Ted Hughes’ children’s book, The Iron Giant, has been adapted before (most notably as a rock album by Peter Townsend), but never as a movie. However, the universal story and themes, combined with its sci-fi subject matter, makes the Iron Giant seem like a perfect candidate for a film. Director Brad Bird (responsible for the little seen animated series, Family Dog) must have thought so as well. He adapted the book, and has created a wonderful animated film that can be enjoyed on several levels, by both children and adults.
Hogarth Hughes (Eli Marenthal) is an all-American boy in the ’50s, starry-eyed and hungry for adventure. When he hears tales of Martian invaders from a wild-eyed man at the local diner, his imagination begins to run wild. One night, after hearing noises, Hogarth decides to set off into the woods, hunting for the Martians. He’s not prepared for what he does find: a giant robot.

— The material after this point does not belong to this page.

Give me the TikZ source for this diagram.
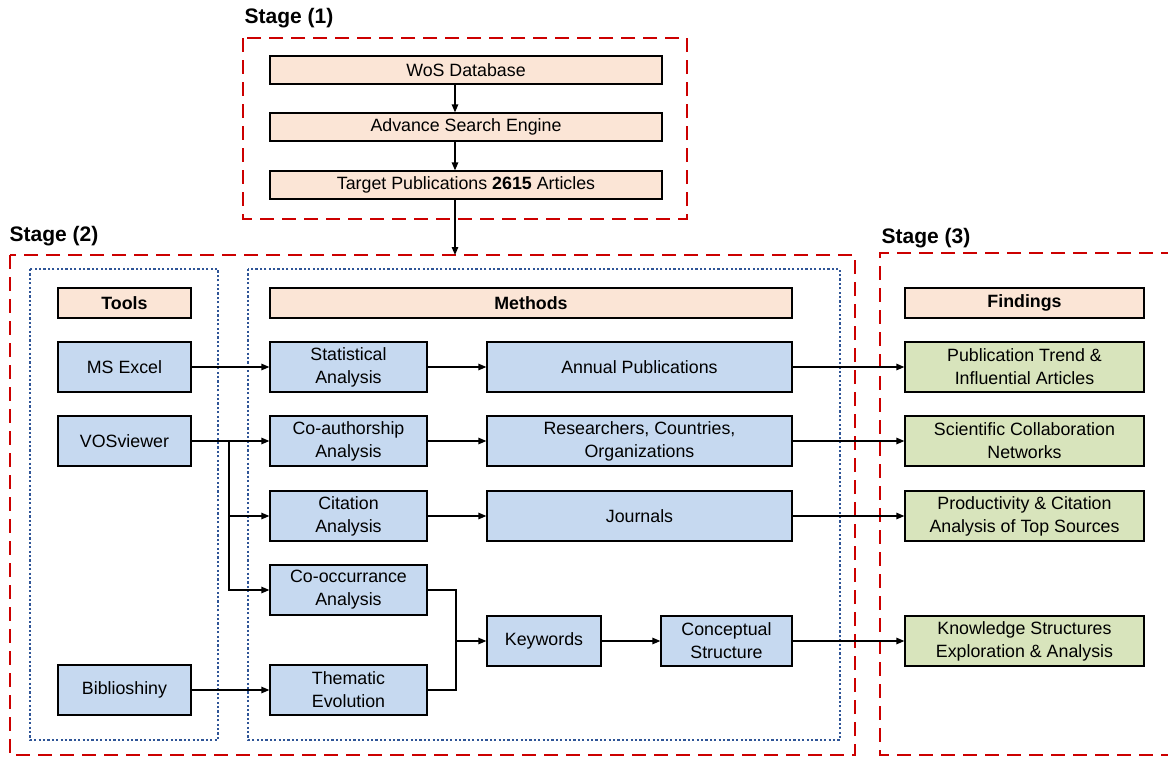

Several hundred feet tall and with a bump on the noggin, the giant robot (voiced by Vin Diesel) has no idea where it is from, or why it is here. However, it is kind natured, and, after a few initial (and accidental) scares, quickly befriends Hogarth.
Unsure how his mom (Jennifer Aniston) would react, Hogarth is wary to tell her about his discover. He has even less of an idea where to find enough metal to feed his hungry new pet. If that weren’t enough trouble, soon a government investigator, Chip Mansley (Christopher MacDonald), is asking questions around town, and stirring up trouble.
There are a few shortcuts here and there in the animation of The Iron Giant, and the film never approaches the level of detail we have come to expect from the latest animated films from Disney or Dreamworks. However, the characters are well conceptualized, and a few computer-aided shots are quite breathtaking.
But once the story gets rolling, the animation flaws quickly recede to the background. The mood of The Iron Giant is very reminiscent of that of E.T.: The Extra Terrestrial, with the awe and wonder of discovering a magical new friend from outer space. The film hits all of the requisite emotions, without ever feeling manipulative or overdone. Above all, it is highly entertaining, with a storyline simple enough for children, yet with enough complexities that adults can enjoy as well.
While not exactly a philosophy course for tykes, The Iron Giant does raise some interesting issues that rarely appear in children’s films. Is there such a thing as fate or destiny? What is the nature of a soul? What defines a person, who he is or what he does? What is the proper role of government in the lives of individuals? Many of these themes are subtle, but are present throughout the film.
The Iron Giant is a treat of a film. Particularly if you have children, but even if you don’t, this is a film worth seeing.